此時我已經摘掉了氧氣面罩,身上的插管也卸掉了大半。
我躺在床上,望着天花板發呆。
病房門開了,蘇青青穿着無菌服走了進來。
她坐在病床邊,即便戴着口罩我也能看見她藏不住的笑意。
“多虧了你的諒解書,不然這事要是鬧大了會影響到我的聲譽,到時候彥哥哥又該心疼了。”
我閉上眼,不想跟她對話。
蘇青青捏住我的臉頰,笑的越發猖狂。
“怎麼了?虛弱到只會睜眼閉眼了?”
“陸薇,你真狼狽,知道彥哥哥當初爲什麼娶你嗎?你不會以爲他對你真的有感情吧?他只不過是想隱藏我們的禁忌之戀罷了,你只是我的擋箭牌。”
“那瓶髒水是我親手灌進去的,也是我親手交到護士手裏的,如何呢?我有的是錢收買人心,就算出了事也有彥哥哥爲我兜底,在我手裏,你就是一只隨手可以捏死的螞蟻。”
我一把抓住蘇青青的手,一扭頭就狠狠咬了上去。
我下了死口,蘇青青疼的放聲尖叫。
直到嚐到了血肉的味道,我才慢悠悠的鬆開了口。
“你就這麼確定他有能力永遠給你兜底?”
“彥哥哥說了,只要他活着一天,他就永遠是我的退路!”
“可惜,他活不成了。

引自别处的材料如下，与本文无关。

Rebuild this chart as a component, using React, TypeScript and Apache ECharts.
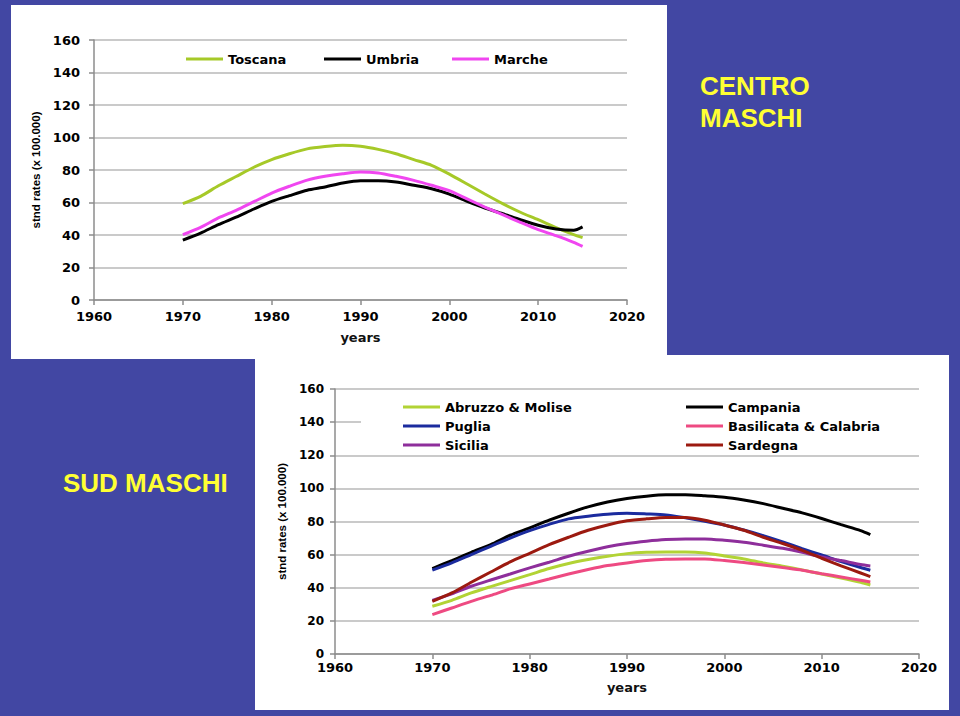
import React, { useEffect, useRef } from "react";
import * as echarts from "echarts";

// ---------- data ----------
const years = [1970, 1972, 1974, 1976, 1978, 1980, 1982, 1984, 1986, 1988, 1990, 1992, 1994, 1996, 1998, 2000, 2002, 2004, 2006, 2008, 2010, 2012, 2014, 2015];

const xTicks = [1960, 1970, 1980, 1990, 2000, 2010, 2020];
const yTicks = [0, 20, 40, 60, 80, 100, 120, 140, 160];

// Centro
const toscana = [59.3, 63.8, 70.3, 76, 81.7, 86.4, 90, 93, 94.4, 95.2, 94.6, 92.7, 90, 86.4, 82.9, 77.5, 71.4, 65.2, 59.3, 54, 49.4, 44.5, 40.2, 38.4];
const umbria = [36.9, 41.2, 46.4, 51, 56, 60.7, 64.2, 67.5, 69.5, 72, 73.4, 73.4, 72.6, 70.6, 68.5, 65.2, 60.7, 56.6, 53.1, 49.4, 46, 43.7, 42.9, 45];
const marche = [40.2, 44.7, 50.5, 55.2, 60.5, 65.8, 70, 73.8, 76.1, 77.7, 78.8, 78.2, 76.1, 73.6, 70.6, 67.3, 62.2, 57.2, 52.5, 47.8, 43.3, 39.6, 35.5, 33];

// Sud
const abruzzo = [28.8, 32.4, 36.9, 40.7, 44.3, 47.9, 51.6, 54.6, 57, 59, 60.6, 61.4, 61.6, 61.6, 61, 59.2, 57.4, 55, 53, 50.8, 48.3, 45.9, 43.3, 41.7];
const campania = [51.6, 56.4, 61.4, 66, 71.7, 76.1, 80.8, 85, 88.8, 91.8, 93.9, 95.3, 96.1, 96.1, 95.5, 94.7, 93, 90.8, 88, 85.2, 81.8, 78.1, 74.5, 72.1];
const puglia = [50.6, 55, 60, 65, 70, 74.5, 78.3, 81.6, 83.2, 84.4, 85, 84.6, 84, 82.2, 80.2, 77.9, 74.9, 71.5, 67.7, 63.6, 59.8, 55.8, 52.2, 50.6];
const basilicata = [23.8, 27.8, 31.8, 35.4, 39.3, 42.3, 45.3, 48.3, 51, 53.4, 55, 56.4, 57.2, 57.4, 57.4, 56.4, 55.2, 53.8, 52.2, 50.6, 48.5, 46.5, 44.5, 43.5];
const sicilia = [32.4, 36.3, 40.9, 44.7, 48.3, 52, 55.4, 59, 62, 64.7, 66.7, 68.1, 69.1, 69.5, 69.5, 68.7, 67.5, 65.7, 63.8, 61.4, 58.6, 56.4, 54, 53.2];
const sardegna = [31.8, 36.9, 43.3, 49.5, 55.6, 60.8, 66, 70.5, 74.7, 77.9, 80.4, 81.6, 82.4, 82.4, 80.8, 77.9, 74.7, 70.5, 66.7, 62.6, 57.8, 53.2, 48.9, 46.7];

const centroNames = ["Toscana", "Umbria", "Marche"];
const sudLeftNames = ["Abruzzo & Molise", "Puglia", "Sicilia"];
const sudRightNames = ["Campania", "Basilicata & Calabria", "Sardegna"];

const yName = "stnd rates (x 100.000)";
const xName = "years";

// ---------- styling ----------
const FONT = "DejaVu Sans";
const BLUE = "#4247A3";
const YELLOW = "#FFFF33";
const GRID_GRAY = "#B8B8B8";
const AXIS_GRAY = "#8C8C8C";

const pairs = (vals: number[]) => years.map((y, i) => [y, vals[i]]);

function mkSeries(name: string, vals: number[], color: string, idx: number) {
  return {
    type: "line",
    name,
    xAxisIndex: idx,
    yAxisIndex: idx,
    data: pairs(vals),
    symbol: "none",
    smooth: 0.25,
    lineStyle: { color, width: 3 },
    itemStyle: { color },
    z: 3,
  };
}

function mkX(gridIndex: number, fontSize: number, margin: number, nameGap: number) {
  return {
    type: "value",
    gridIndex,
    min: xTicks[0],
    max: xTicks[xTicks.length - 1],
    interval: 10,
    name: xName,
    nameLocation: "middle",
    nameGap,
    nameTextStyle: { fontFamily: FONT, fontWeight: "bold", fontSize, color: "#111" },
    axisLine: { show: true, lineStyle: { color: AXIS_GRAY, width: 1.5 } },
    axisTick: { show: true, length: 5, lineStyle: { color: AXIS_GRAY, width: 1.5 } },
    axisLabel: {
      margin,
      fontFamily: FONT,
      fontWeight: "bold",
      fontSize,
      color: "#000",
      formatter: (v: number) => String(v),
    },
    splitLine: { show: false },
  };
}

function mkY(gridIndex: number, fontSize: number, margin: number, nameGap: number) {
  return {
    type: "value",
    gridIndex,
    min: yTicks[0],
    max: yTicks[yTicks.length - 1],
    interval: 20,
    name: yName,
    nameLocation: "middle",
    nameRotate: 90,
    nameGap,
    nameTextStyle: { fontFamily: "Liberation Sans", fontWeight: "bold", fontSize: 11.5, color: "#000" },
    axisLine: { show: true, lineStyle: { color: AXIS_GRAY, width: 1.5 } },
    axisTick: { show: true, length: 5, lineStyle: { color: AXIS_GRAY, width: 1.5 } },
    axisLabel: {
      margin,
      fontFamily: FONT,
      fontWeight: "bold",
      fontSize,
      color: "#000",
      formatter: (v: number) => String(v),
    },
    splitLine: { show: true, lineStyle: { color: GRID_GRAY, width: 1.5 } },
  };
}

function mkLegend(names: string[], left: number, top: number, orient: string, fontSize: number) {
  return {
    data: names,
    left,
    top,
    orient,
    padding: 0,
    itemGap: 5,
    itemWidth: 37,
    itemHeight: 3,
    icon: "rect",
    selectedMode: false,
    textStyle: { fontFamily: FONT, fontWeight: "bold", fontSize, color: "#000", lineHeight: 14 },
  };
}

export default function App() {
  const ref = useRef<HTMLDivElement>(null);

  useEffect(() => {
    if (!ref.current) return;
    const chart = echarts.init(ref.current, null, { renderer: "svg" });
    chart.setOption({
      animation: false,
      backgroundColor: BLUE,
      grid: [
        { left: 94, top: 40, width: 533, height: 260 },
        { left: 335, top: 389, width: 584, height: 265 },
      ],
      xAxis: [mkX(0, 13, 10, 31), mkX(1, 13, 7, 27)],
      yAxis: [mkY(0, 13, 14, 51), mkY(1, 12, 11, 47)],
      legend: [
        mkLegend([centroNames[0]], 186, 52, "horizontal", 13),
        mkLegend([centroNames[1]], 324, 52, "horizontal", 13),
        mkLegend([centroNames[2]], 452, 52, "horizontal", 13),
        mkLegend(sudLeftNames, 403, 400, "vertical", 13),
        mkLegend(sudRightNames, 686, 400, "vertical", 13),
      ],
      graphic: [
        { type: "rect", z: -10, shape: { x: 11, y: 5, width: 656, height: 354 }, style: { fill: "#fff" } },
        { type: "rect", z: -10, shape: { x: 255, y: 355, width: 694, height: 355 }, style: { fill: "#fff" } },
        { type: "rect", z: 1, shape: { x: 361, y: 396, width: 562, height: 56 }, style: { fill: "#fff" } },
        {
          type: "text",
          x: 700,
          y: 70,
          z: 5,
          style: {
            text: "CENTRO\nMASCHI",
            fill: YELLOW,
            font: "bold 26px 'Liberation Sans', Arial, sans-serif",
            lineHeight: 32,
            textVerticalAlign: "top",
          },
        },
        {
          type: "text",
          x: 63,
          y: 467,
          z: 5,
          style: {
            text: "SUD MASCHI",
            fill: YELLOW,
            font: "bold 26px 'Liberation Sans', Arial, sans-serif",
            lineHeight: 32,
            textVerticalAlign: "top",
          },
        },
      ],
      series: [
        mkSeries("Toscana", toscana, "#A6C928", 0),
        mkSeries("Umbria", umbria, "#000000", 0),
        mkSeries("Marche", marche, "#F046F0", 0),
        mkSeries("Abruzzo & Molise", abruzzo, "#B2D335", 1),
        mkSeries("Campania", campania, "#000000", 1),
        mkSeries("Puglia", puglia, "#1B2B9E", 1),
        mkSeries("Basilicata & Calabria", basilicata, "#EE4A82", 1),
        mkSeries("Sicilia", sicilia, "#8E2E9B", 1),
        mkSeries("Sardegna", sardegna, "#9C1A10", 1),
      ],
    });
    return () => chart.dispose();
  }, []);

  return (
    <div
      ref={ref}
      style={{ position: "absolute", left: 0, top: 0, width: 960, height: 716 }}
    />
  );
}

”
蘇青青臉色一變,指着我破口大罵。
“你居然詛咒彥哥哥?我撕爛你的嘴!”
“鬧什麼!”
張醫生一把抓住蘇青青的胳膊就把她甩了出去。
“這裏是ICU不是菜市場,再鬧我就叫保安了。”
蘇青青憤憤的瞪了我一眼,轉身離開了。
“張術,謝謝你。”
“這就是你丈夫的那個養妹?”
“丈夫?”
我勾起嘴角,冷笑出聲。
“亡夫才對。”
沈之彥只在強迫我籤涼解協議書那天出現過,此後,再也沒來看過我。
等他再次想起我時,我已經出了院,在外面買了新的房子。
他和蘇青青把我堵在家門口時,張術正從我家裏出來。
“薇薇姐,你怎麼能婚內出軌?你有家不回就是爲了和野男人廝混嗎?”
蘇青青挽着沈之彥的胳膊,像女主人一樣指責我。
張術自然的摟住我的肩膀,笑的一臉溫和。
“你們誤會了,我和陸薇只是朋友。”
“朋友會摟她的肩膀?朋友會隨便進出她的房子?”
沈之彥臉色難看至極,他望着我肩上的那只手,瞳孔裏皆是怒意。
“沈先生都能和妹妹解決生理問題,我作爲陸薇的朋友做這些事算的了什麼?”
沈之彥抿緊唇,一把攥住我的手腕把我扯進了懷裏。
“你怎麼這麼不知檢點?你還記不記得自己是誰的妻子?”
我一把推開他,眼中皆是鄙夷。
“我已經起訴離婚了,如果你主動籤字,我可以考慮撤訴。”
“就因爲青青你要跟我離婚?你怎麼這麼善妒?”
“長嫂如母,我怎麼會嫉妒她呢?”
我彎起眼角,笑的一臉溫柔。
“我只是想在守寡之前提前脫身而已。”
沈之彥瞳孔一顫,有些惱怒。
“你這是第三次咒我死了,陸薇,你什麼時候變成了一個毒婦?”
張術拿出一張體檢報告單扔在了沈之彥身上。
“沈先生,你已經是癌症晚期,勸你放尊重點,這個世界上除了陸薇沒人能救你。”